Situation 2: We can prove the existence of at least one possible value for each $\alpha_{i+1}$, as the construction progresses, but we do not have a function that can be used to guide the construction. This is precisely the situation that the axiom of dependent choice is intended to handle. Dependent choice is precisely the principle you need to prove the axiom of countable choice by inductively constructing the choice function.
Solution 2:
Because induction only proves that for every finite number, there is a choice function. In order to ensure that there is such a sequence of partial choices which agree with one another so their union is a full choice function, you would have to go beyond the powers of mathematical induction, and you would have to make infinitely many choices at once. Otherwise there is no guarantee that you could have constructed a sequence of choice function like that.

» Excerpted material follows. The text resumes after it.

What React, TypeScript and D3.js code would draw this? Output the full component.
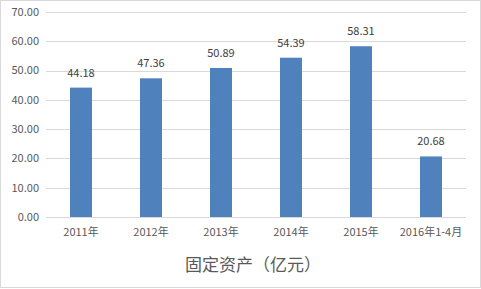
import React from "react";
import * as d3 from "d3";

const categories = ["2011年", "2012年", "2013年", "2014年", "2015年", "2016年1-4月"];
const values = [44.18, 47.36, 50.89, 54.39, 58.31, 20.68];
const yTicks = [0, 10, 20, 30, 40, 50, 60, 70];
const title = "固定资产（亿元）";

const W = 481, H = 289;
const FONT = "'Noto Sans CJK SC', 'Microsoft YaHei', sans-serif";

export default function App() {
  const x = d3.scaleBand<string>().domain(categories).range([46, 466]);
  const y = d3.scaleLinear().domain([0, 70]).range([217, 12]);
  const bw = 22;
  return (
    <svg width={W} height={H} style={{ position: "absolute", left: 0, top: 0 }}>
      <rect x={0.5} y={0.5} width={W - 1} height={H - 2} fill="#fff" stroke="#d9d9d9" />
      {yTicks.map((t) => (
        <g key={t}>
          <line x1={46} x2={466} y1={Math.round(y(t)) + 0.5} y2={Math.round(y(t)) + 0.5} stroke="#d9d9d9" />
          <text x={39} y={y(t)} dy="0.35em" textAnchor="end" fontSize={11} fill="#595959" fontFamily={FONT}>
            {t.toFixed(2)}
          </text>
        </g>
      ))}
      {categories.map((c, i) => {
        const cx = (x(c) as number) + x.bandwidth() / 2;
        return (
          <g key={c}>
            <rect x={cx - bw / 2} y={y(values[i])} width={bw} height={y(0) - y(values[i])} fill="#4f81bd" />
            <text x={cx} y={y(values[i]) - 11} textAnchor="middle" fontSize={11} fill="#404040" fontFamily={FONT}>
              {values[i].toFixed(2)}
            </text>
            <text x={cx} y={232} dy="0.35em" textAnchor="middle" fontSize={11} fill="#595959" fontFamily={FONT}>
              {c}
            </text>
          </g>
        );
      })}
      <text x={253} y={265} dy="0.35em" textAnchor="middle" fontSize={17} fill="#595959" fontFamily={FONT}>
        {title}
      </text>
    </svg>
  );
}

Therefore the idea would work if you had a choice function to begin with (from which you took initial segments), but that's just not true in general.

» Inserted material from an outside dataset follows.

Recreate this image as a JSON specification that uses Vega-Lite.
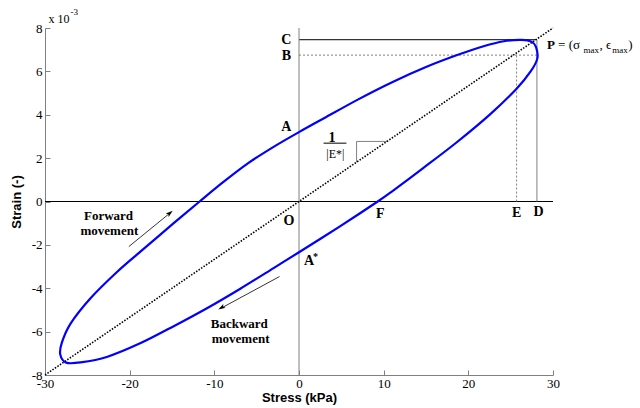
{
  "$schema": "https://vega.github.io/schema/vega-lite/v6.json",
  "width": 508,
  "height": 347,
  "autosize": {"type": "none"},
  "padding": {"left": 45, "top": 28, "right": 87, "bottom": 33},
  "config": {
    "view": {"stroke": null},
    "axis": {
      "grid": false,
      "domainColor": "#808080",
      "tickColor": "#808080",
      "tickSize": -5,
      "labelFont": "Liberation Serif",
      "labelFontSize": 13,
      "labelColor": "#000000",
      "titleFont": "Liberation Sans",
      "titleFontWeight": "bold",
      "titleFontSize": 13,
      "titleColor": "#000000",
      "labelPadding": 8,
      "labelFlush": false,
      "labelExpr": "replace(datum.label, '\u2212', '-')"
    }
  },
  "datasets": {
    "loop": [
      {"i": 1, "stress": -21.5, "strain": -3.25},
      {"i": 2, "stress": -18.7, "strain": -2.3},
      {"i": 3, "stress": -14.8, "strain": -1.0},
      {"i": 4, "stress": -11.74, "strain": 0.0},
      {"i": 5, "stress": -9.0, "strain": 0.88},
      {"i": 6, "stress": -6.0, "strain": 1.77},
      {"i": 7, "stress": -3.0, "strain": 2.52},
      {"i": 8, "stress": 0.0, "strain": 3.2},
      {"i": 9, "stress": 3.0, "strain": 3.85},
      {"i": 10, "stress": 7.0, "strain": 4.71},
      {"i": 11, "stress": 11.0, "strain": 5.5},
      {"i": 12, "stress": 15.0, "strain": 6.2},
      {"i": 13, "stress": 18.6, "strain": 6.74},
      {"i": 14, "stress": 21.8, "strain": 7.16},
      {"i": 15, "stress": 24.2, "strain": 7.39},
      {"i": 16, "stress": 26.3, "strain": 7.45},
      {"i": 17, "stress": 27.5, "strain": 7.36},
      {"i": 18, "stress": 28.0, "strain": 7.12},
      {"i": 19, "stress": 28.15, "strain": 6.6},
      {"i": 20, "stress": 27.4, "strain": 6.02},
      {"i": 21, "stress": 25.7, "strain": 5.2},
      {"i": 22, "stress": 22.6, "strain": 4.03},
      {"i": 23, "stress": 18.6, "strain": 2.72},
      {"i": 24, "stress": 14.7, "strain": 1.55},
      {"i": 25, "stress": 11.0, "strain": 0.47},
      {"i": 26, "stress": 9.3, "strain": 0.0},
      {"i": 27, "stress": 4.7, "strain": -1.18},
      {"i": 28, "stress": 0.0, "strain": -2.34},
      {"i": 29, "stress": -3.0, "strain": -3.07},
      {"i": 30, "stress": -6.93, "strain": -4.02},
      {"i": 31, "stress": -10.87, "strain": -4.92},
      {"i": 32, "stress": -14.8, "strain": -5.75},
      {"i": 33, "stress": -18.7, "strain": -6.53},
      {"i": 34, "stress": -22.7, "strain": -7.17},
      {"i": 35, "stress": -25.8, "strain": -7.42},
      {"i": 36, "stress": -27.5, "strain": -7.43},
      {"i": 37, "stress": -28.2, "strain": -7.05},
      {"i": 38, "stress": -28.0, "strain": -6.5},
      {"i": 39, "stress": -27.0, "strain": -5.64},
      {"i": 40, "stress": -24.6, "strain": -4.45}
    ],
    "blackLines": [
      {"x": -30, "y": 0, "x2": 30, "y2": 0},
      {"x": 0, "y": 7.46, "x2": 28.1, "y2": 7.46},
      {"x": 2.9, "y": 2.69, "x2": 5.6, "y2": 2.69}
    ],
    "grayLines": [
      {"x": 0, "y": -8, "x2": 0, "y2": 8},
      {"x": 28.1, "y": 0, "x2": 28.1, "y2": 7.46},
      {"x": 6.8, "y": 1.81, "x2": 6.8, "y2": 2.77},
      {"x": 6.8, "y": 2.77, "x2": 10.4, "y2": 2.77}
    ],
    "dashedLines": [
      {"x": 0, "y": 6.75, "x2": 28.1, "y2": 6.75},
      {"x": 25.7, "y": 0, "x2": 25.7, "y2": 6.75}
    ],
    "diagonal": [
      {"x": -30, "y": -8, "x2": 30, "y2": 8}
    ],
    "arrowShafts": [
      {"x": -20.1, "y": -2.08, "x2": -15.2, "y2": -0.52},
      {"x": -2.3, "y": -3.46, "x2": -9.2, "y2": -4.92}
    ],
    "arrowHeadFwd": [{"x": -15.3, "y": -0.55}],
    "arrowHeadBwd": [{"x": -9.1, "y": -4.88}],
    "letters": [
      {"x": -1.5, "y": 7.46, "t": "C"},
      {"x": -1.5, "y": 6.69, "t": "B"},
      {"x": -1.5, "y": 3.43, "t": "A"},
      {"x": -1.2, "y": -0.88, "t": "O"},
      {"x": 9.6, "y": -0.57, "t": "F"},
      {"x": 25.7, "y": -0.54, "t": "E"},
      {"x": 28.3, "y": -0.49, "t": "D"},
      {"x": 3.9, "y": 2.95, "t": "1"}
    ],
    "aStar": [{"x": 0.6, "y": -2.75, "t": "A"}],
    "star": [{"x": 1.65, "y": -2.58, "t": "*"}],
    "words": [
      {"x": -22.5, "y": -0.65, "t": "Forward"},
      {"x": -22.4, "y": -1.34, "t": "movement"},
      {"x": -7.05, "y": -5.64, "t": "Backward"},
      {"x": -6.9, "y": -6.34, "t": "movement"}
    ],
    "modulus": [{"x": 4.3, "y": 2.2, "t": "|E*|"}],
    "pBold": [{"x": 29.3, "y": 7.2, "t": "P"}],
    "pMain": [
      {"x": 30.6, "y": 7.2, "t": "= (σ"},
      {"x": 35.5, "y": 7.2, "t": ", ϵ"},
      {"x": 38.9, "y": 7.2, "t": ")"}
    ],
    "pSub": [
      {"x": 33.6, "y": 7.0, "t": "max"},
      {"x": 37.0, "y": 7.0, "t": "max"}
    ],
    "expBase": [{"x": -29.6, "y": 8.4, "t": "x 10"}],
    "expPow": [{"x": -27.0, "y": 8.72, "t": "-3"}]
  },
  "layer": [
    {
      "data": {"name": "blackLines"},
      "mark": {"type": "rule", "color": "#000000", "strokeWidth": 1},
      "encoding": {
        "x": {"field": "x", "type": "quantitative", "scale": {"domain": [-30, 30], "nice": false}, "axis": {"values": [-30, -20, -10, 0, 10, 20, 30], "title": "Stress (kPa)", "titlePadding": 1, "labelPadding": 7}},
        "y": {"field": "y", "type": "quantitative", "scale": {"domain": [-8, 8], "nice": false}, "axis": {"values": [-8, -6, -4, -2, 0, 2, 4, 6, 8], "title": "Strain (-)", "titlePadding": 8}},
        "x2": {"field": "x2"},
        "y2": {"field": "y2"}
      }
    },
    {
      "data": {"name": "grayLines"},
      "mark": {"type": "rule", "color": "#808080", "strokeWidth": 1},
      "encoding": {
        "x": {"field": "x", "type": "quantitative"},
        "y": {"field": "y", "type": "quantitative"},
        "x2": {"field": "x2"},
        "y2": {"field": "y2"}
      }
    },
    {
      "data": {"name": "dashedLines"},
      "mark": {"type": "rule", "color": "#808080", "strokeWidth": 1, "strokeDash": [2, 2]},
      "encoding": {
        "x": {"field": "x", "type": "quantitative"},
        "y": {"field": "y", "type": "quantitative"},
        "x2": {"field": "x2"},
        "y2": {"field": "y2"}
      }
    },
    {
      "data": {"name": "diagonal"},
      "mark": {"type": "rule", "color": "#000000", "strokeWidth": 1.6, "strokeDash": [1.5, 1.5]},
      "encoding": {
        "x": {"field": "x", "type": "quantitative"},
        "y": {"field": "y", "type": "quantitative"},
        "x2": {"field": "x2"},
        "y2": {"field": "y2"}
      }
    },
    {
      "data": {"name": "loop"},
      "mark": {"type": "line", "color": "#0000ff", "strokeWidth": 2.2, "interpolate": "cardinal-closed", "tension": 0.1},
      "encoding": {
        "x": {"field": "stress", "type": "quantitative"},
        "y": {"field": "strain", "type": "quantitative"},
        "order": {"field": "i", "type": "quantitative"}
      }
    },
    {
      "data": {"name": "arrowShafts"},
      "mark": {"type": "rule", "color": "#000000", "strokeWidth": 0.8},
      "encoding": {
        "x": {"field": "x", "type": "quantitative"},
        "y": {"field": "y", "type": "quantitative"},
        "x2": {"field": "x2"},
        "y2": {"field": "y2"}
      }
    },
    {
      "data": {"name": "arrowHeadFwd"},
      "mark": {"type": "point", "shape": "M0,-1L0.55,0.7L0,0.3L-0.55,0.7Z", "filled": true, "color": "#000000", "size": 70, "angle": 51, "opacity": 1},
      "encoding": {
        "x": {"field": "x", "type": "quantitative"},
        "y": {"field": "y", "type": "quantitative"}
      }
    },
    {
      "data": {"name": "arrowHeadBwd"},
      "mark": {"type": "point", "shape": "M0,-1L0.55,0.7L0,0.3L-0.55,0.7Z", "filled": true, "color": "#000000", "size": 70, "angle": 240, "opacity": 1},
      "encoding": {
        "x": {"field": "x", "type": "quantitative"},
        "y": {"field": "y", "type": "quantitative"}
      }
    },
    {
      "data": {"name": "letters"},
      "mark": {"type": "text", "font": "Liberation Serif", "fontWeight": "bold", "fontSize": 14, "color": "#000000", "align": "center", "baseline": "middle"},
      "encoding": {
        "x": {"field": "x", "type": "quantitative"},
        "y": {"field": "y", "type": "quantitative"},
        "text": {"field": "t"}
      }
    },
    {
      "data": {"name": "aStar"},
      "mark": {"type": "text", "font": "Liberation Serif", "fontWeight": "bold", "fontSize": 14, "color": "#000000", "align": "left", "baseline": "middle"},
      "encoding": {
        "x": {"field": "x", "type": "quantitative"},
        "y": {"field": "y", "type": "quantitative"},
        "text": {"field": "t"}
      }
    },
    {
      "data": {"name": "star"},
      "mark": {"type": "text", "font": "Liberation Serif", "fontWeight": "bold", "fontSize": 10, "color": "#000000", "align": "left", "baseline": "middle"},
      "encoding": {
        "x": {"field": "x", "type": "quantitative"},
        "y": {"field": "y", "type": "quantitative"},
        "text": {"field": "t"}
      }
    },
    {
      "data": {"name": "words"},
      "mark": {"type": "text", "font": "Liberation Serif", "fontWeight": "bold", "fontSize": 13, "color": "#000000", "align": "center", "baseline": "middle"},
      "encoding": {
        "x": {"field": "x", "type": "quantitative"},
        "y": {"field": "y", "type": "quantitative"},
        "text": {"field": "t"}
      }
    },
    {
      "data": {"name": "modulus"},
      "mark": {"type": "text", "font": "Liberation Serif", "fontSize": 12, "color": "#000000", "align": "center", "baseline": "middle"},
      "encoding": {
        "x": {"field": "x", "type": "quantitative"},
        "y": {"field": "y", "type": "quantitative"},
        "text": {"field": "t"}
      }
    },
    {
      "data": {"name": "pBold"},
      "mark": {"type": "text", "font": "Liberation Serif", "fontWeight": "bold", "fontSize": 13, "color": "#000000", "align": "left", "baseline": "middle"},
      "encoding": {
        "x": {"field": "x", "type": "quantitative"},
        "y": {"field": "y", "type": "quantitative"},
        "text": {"field": "t"}
      }
    },
    {
      "data": {"name": "pMain"},
      "mark": {"type": "text", "font": "Liberation Serif", "fontSize": 13, "color": "#000000", "align": "left", "baseline": "middle"},
      "encoding": {
        "x": {"field": "x", "type": "quantitative"},
        "y": {"field": "y", "type": "quantitative"},
        "text": {"field": "t"}
      }
    },
    {
      "data": {"name": "pSub"},
      "mark": {"type": "text", "font": "Liberation Serif", "fontSize": 9, "color": "#000000", "align": "left", "baseline": "middle"},
      "encoding": {
        "x": {"field": "x", "type": "quantitative"},
        "y": {"field": "y", "type": "quantitative"},
        "text": {"field": "t"}
      }
    },
    {
      "data": {"name": "expBase"},
      "mark": {"type": "text", "font": "Liberation Serif", "fontSize": 12, "color": "#000000", "align": "left", "baseline": "middle"},
      "encoding": {
        "x": {"field": "x", "type": "quantitative"},
        "y": {"field": "y", "type": "quantitative"},
        "text": {"field": "t"}
      }
    },
    {
      "data": {"name": "expPow"},
      "mark": {"type": "text", "font": "Liberation Serif", "fontSize": 9, "color": "#000000", "align": "left", "baseline": "middle"},
      "encoding": {
        "x": {"field": "x", "type": "quantitative"},
        "y": {"field": "y", "type": "quantitative"},
        "text": {"field": "t"}
      }
    }
  ]
}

More concretely, the principle which allows us to deduce the existence of such sequence, just by knowing that arbitrarily ling finite sequences exist, is called The Principle of Dependent Choice. The proof you suggest is exactly how we prove countable choice from dependent choice; but the principle itself is not provable from $\sf ZF$ itself.
Solution 3:
In your first paragraph you used countable choice when you said "for each $i$ we can prove the existence of a choice function $c_i$ for $A_i$". The choice is hidden in plain sight, in the fact that you used "$c_i$" for the choice function on $A_i$. You have thus created a function $i \mapsto c_i$. If you want to avoid this sort of thing, you must say: "for each $i$ we can prove that there exists a choice function $c$ for $A_i$". It is now clear that $c$ depends on $i$, but we have not assumed a specific assignment $i \mapsto c_i$, which would be choice.
In your second paragraph, on the iterative construction of a choice function $C$, you used Dependent choice, which is even stronger than countable choice. The dependent choice has the following form: we construct a sequence $a_0, a_1, a_2, \ldots$ where each $a_{n+1}$ is constructed from $a_n$, and there is some freedom in what exactly $a_{n+1}$ is, so we just choose one of the available options for $a_{n+1}$. To avoid dependent choice, you would have to specify how to get a unique $C(n+1)$ from $C(n)$.